Uno degli impieghi meno nobili dell’intelligenza artificiale, di cui già oggi possiamo valutare l’impatto, è quello legato al fenomeno deepfake. Da qualcuno ritenuto in prospettiva un vero e proprio pericolo per la società, si è iniziato a parlarne all’inizio dello scorso anno con la comparsa in Rete di alcuni contenuti pornografici generati da algoritmi in grado di applicare il viso di una celebrità al corpo di un’attrice (o di un attore) presente in scene destinate a un pubblico esclusivamente adulto. Tra le prime vittime la star di Hollywood più pagata del 2018 (40,5 milioni di dollari), Scarlett Johansson.
Scarlett Johansson e il fake porn
Già interessata ormai quasi un decennio fa del furto di contenuti privati da parte di Christopher Chaney, che per aver sottratto immagini e video ad alcune decine di VIP condividendoli poi online è stato condannato a dieci anni di reclusione, ha rilasciato sulle pagine del Washington Post un’intervista in cui emerge tutta la frustrazione legata al non poter contrastare in modo efficace la distribuzione del cosiddetto fake porn. Non si fa in tempo a chiedere e ottenere l’eliminazione di un filmato da una piattaforma che ne spuntano altri su siti alternativi. Insomma, una battaglia persa in partenza.

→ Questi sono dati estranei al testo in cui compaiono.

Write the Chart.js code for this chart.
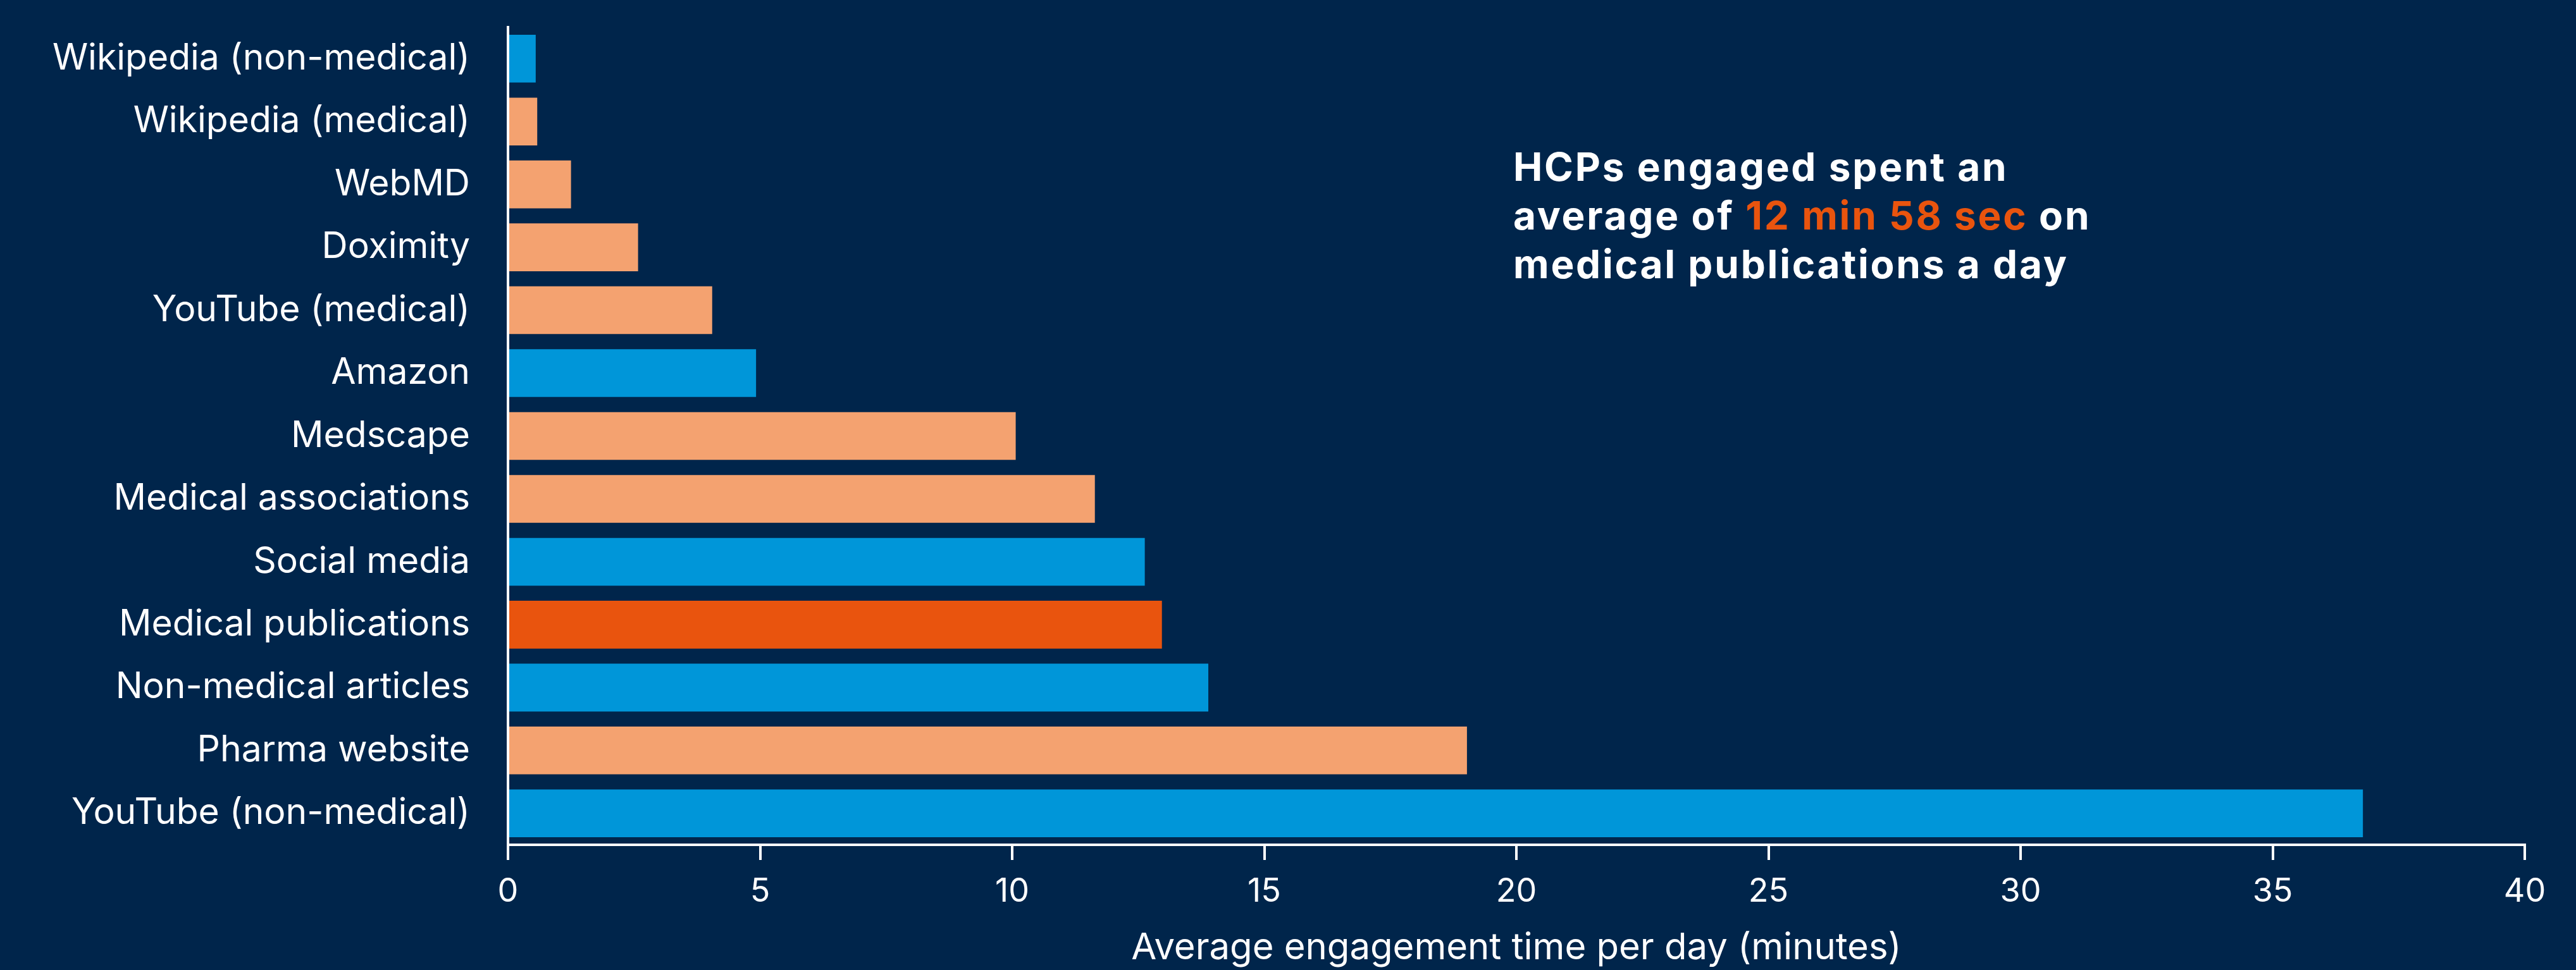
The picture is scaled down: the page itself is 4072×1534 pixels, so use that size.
<!DOCTYPE html>
<html>
<head>
<meta charset="utf-8">
<script src="https://cdn.jsdelivr.net/npm/chart.js@4.4.1/dist/chart.umd.min.js"></script>
<style>
  html, body { margin: 0; padding: 0; background: #00254B; }
  #wrap { position: relative; width: 4072px; height: 1534px; background: #00254B; overflow: hidden; }
  canvas { position: absolute; left: 0; top: 0; }
  #note {
    position: absolute; left: 2392px; top: 225px;
    font-family: Inter, "Open Sans", sans-serif; font-weight: 700;
    font-size: 62px; line-height: 77px; color: #FFFFFF; white-space: nowrap;
    letter-spacing: 2.8px;
  }
  #note .hl { color: #E9540E; }
</style>
</head>
<body>
<div id="wrap">
  <canvas id="c" width="4072" height="1534"></canvas>
  <div id="note">HCPs engaged spent an<br>average of <span class="hl">12 min 58 sec</span> on<br>medical publications a day</div>
</div>
<script>
// ---- data ----
const categories = [
  "Wikipedia (non-medical)",
  "Wikipedia (medical)",
  "WebMD",
  "Doximity",
  "YouTube (medical)",
  "Amazon",
  "Medscape",
  "Medical associations",
  "Social media",
  "Medical publications",
  "Non-medical articles",
  "Pharma website",
  "YouTube (non-medical)"
];
const minutesPerDay = [0.55, 0.58, 1.25, 2.58, 4.05, 4.92, 10.07, 11.64, 12.63, 12.97, 13.89, 19.02, 36.79];
const sourceType = [
  "non-medical", "medical", "medical", "medical", "medical", "non-medical",
  "medical", "medical", "non-medical", "highlight", "non-medical", "medical", "non-medical"
];
const xTickValues = [0, 5, 10, 15, 20, 25, 30, 35, 40];
const xAxisTitle = "Average engagement time per day (minutes)";

// ---- styles ----
const typeColors = { "non-medical": "#0096D9", "medical": "#F4A270", "highlight": "#E9540E" };
const FONT = "Inter, 'Open Sans', sans-serif";

new Chart(document.getElementById("c"), {
  type: "bar",
  data: {
    labels: categories,
    datasets: [{
      data: minutesPerDay,
      backgroundColor: sourceType.map(t => typeColors[t]),
      borderWidth: 0,
      barPercentage: 0.76,
      categoryPercentage: 1.0
    }]
  },
  options: {
    indexAxis: "y",
    responsive: false,
    devicePixelRatio: 1,
    animation: false,
    layout: { padding: { top: 43, right: 81, left: 0, bottom: 0 } },
    plugins: { legend: { display: false }, tooltip: { enabled: false } },
    scales: {
      y: {
        afterFit: s => { s.width = 803; s.paddingTop = 0; s.paddingBottom = 0; },
        grid: { display: false, drawTicks: false },
        border: { display: true, color: "#FFFFFF", width: 4 },
        ticks: {
          color: "#FFFFFF",
          padding: 60,
          font: { family: FONT, size: 57, weight: "400" }
        }
      },
      x: {
        min: 0, max: 40,
        afterFit: s => { s.height = 198; },
        afterBuildTicks: s => { s.ticks = xTickValues.map(v => ({ value: v })); },
        grid: {
          drawOnChartArea: false, drawTicks: true, tickLength: 24,
          color: "#FFFFFF", lineWidth: 4
        },
        border: { display: true, color: "#FFFFFF", width: 4 },
        ticks: {
          color: "#FFFFFF",
          padding: 19,
          maxRotation: 0,
          font: { family: FONT, size: 52, weight: "400" }
        },
        title: {
          display: true,
          text: xAxisTitle,
          color: "#FFFFFF",
          padding: { top: 0, bottom: 0 },
          font: { family: FONT, size: 58, weight: "400" }
        }
      }
    }
  }
});
</script>
</body>
</html>
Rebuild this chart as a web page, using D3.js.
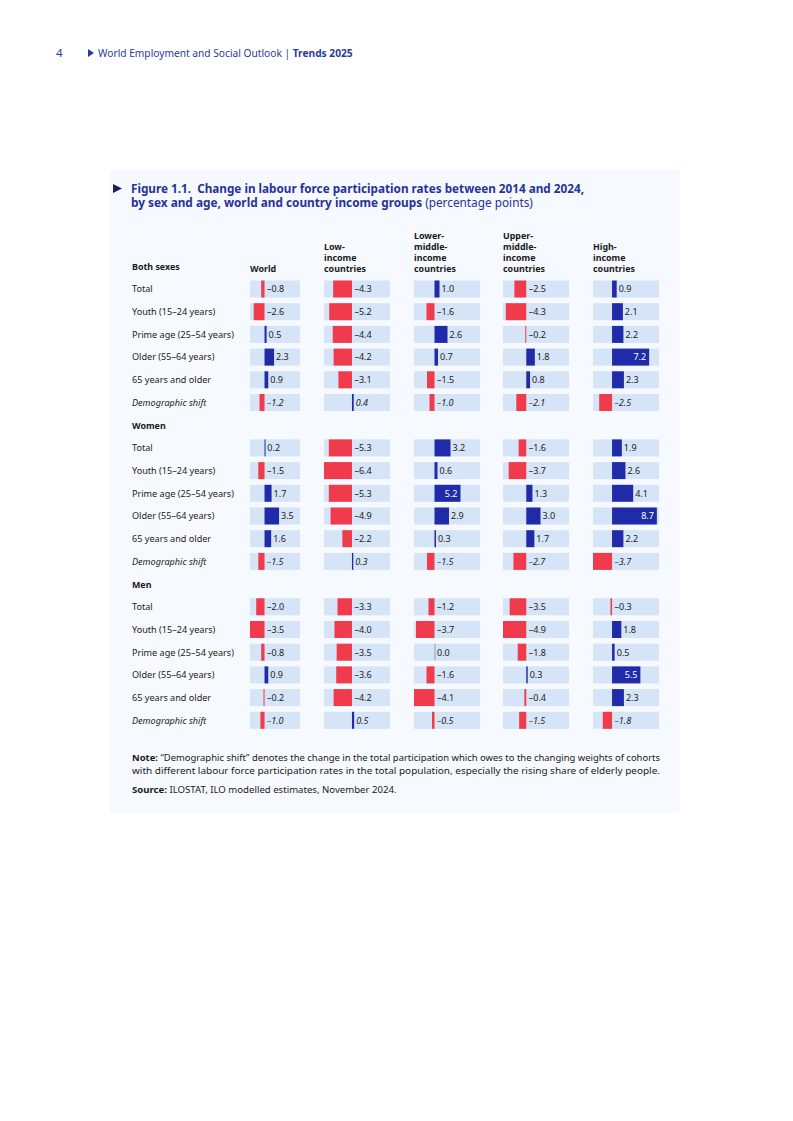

Penso sia uno sforzo inutile, dal punto di vista legale, perché Internet è un enorme cunicolo spazio-temporale oscuro che ingurgita se stesso.
Il dito è puntato anche nei confronti di un’eccessiva frammentazione delle normative che regolano l’ambito online. Fattore a cui va aggiunta la difficoltà nel risalire all’autore di un contenuto e ai responsabili delle sue successive condivisioni.
Ogni paese ha il suo impianto legale per quanto riguarda la tutela dell’immagine, dunque se anche si è in grado di oscurare dei siti negli Stati Uniti perché utilizzano il proprio viso, le stesse regole potrebbero non essere applicabili in Germania. Anche se le immagini in proprio possesso sono coperte da copyright, accade di non poter far nulla oltreoceano. Mi sono tristemente trovata in questa situazione molte, troppe volte.
La rassegnazione della Johansson è ben riassunta e sintetizzata in un passaggio dell’intervista.
Il fatto è che provare a proteggere se stessi da Internet e dalla sua depravazione si rivela sostanzialmente, nella maggior parte dei casi, una causa persa.
Un problema che se oggi riguarda per ragioni ben comprensibili solo coloro che essendo costantemente sotto i riflettori possono fregiarsi dell’etichetta di VIP, presto potrebbe interessare tutti, complice un’evoluzione piuttosto rapida di strumenti come FakeApp che permettono a chiunque, anche senza alcun tipo di formazione tecnica, di creare deepfake.
Come già fatto in passato affrontando il tema, proponiamo qui sopra la visione di un filmato condiviso nella scorsa primavera, in cui una versione fittizia ma quasi insospettabile dell’ex presidente Obama invita a innalzare il livello di attenzione quando si tratta di valutare la veridicità delle informazioni trovate online.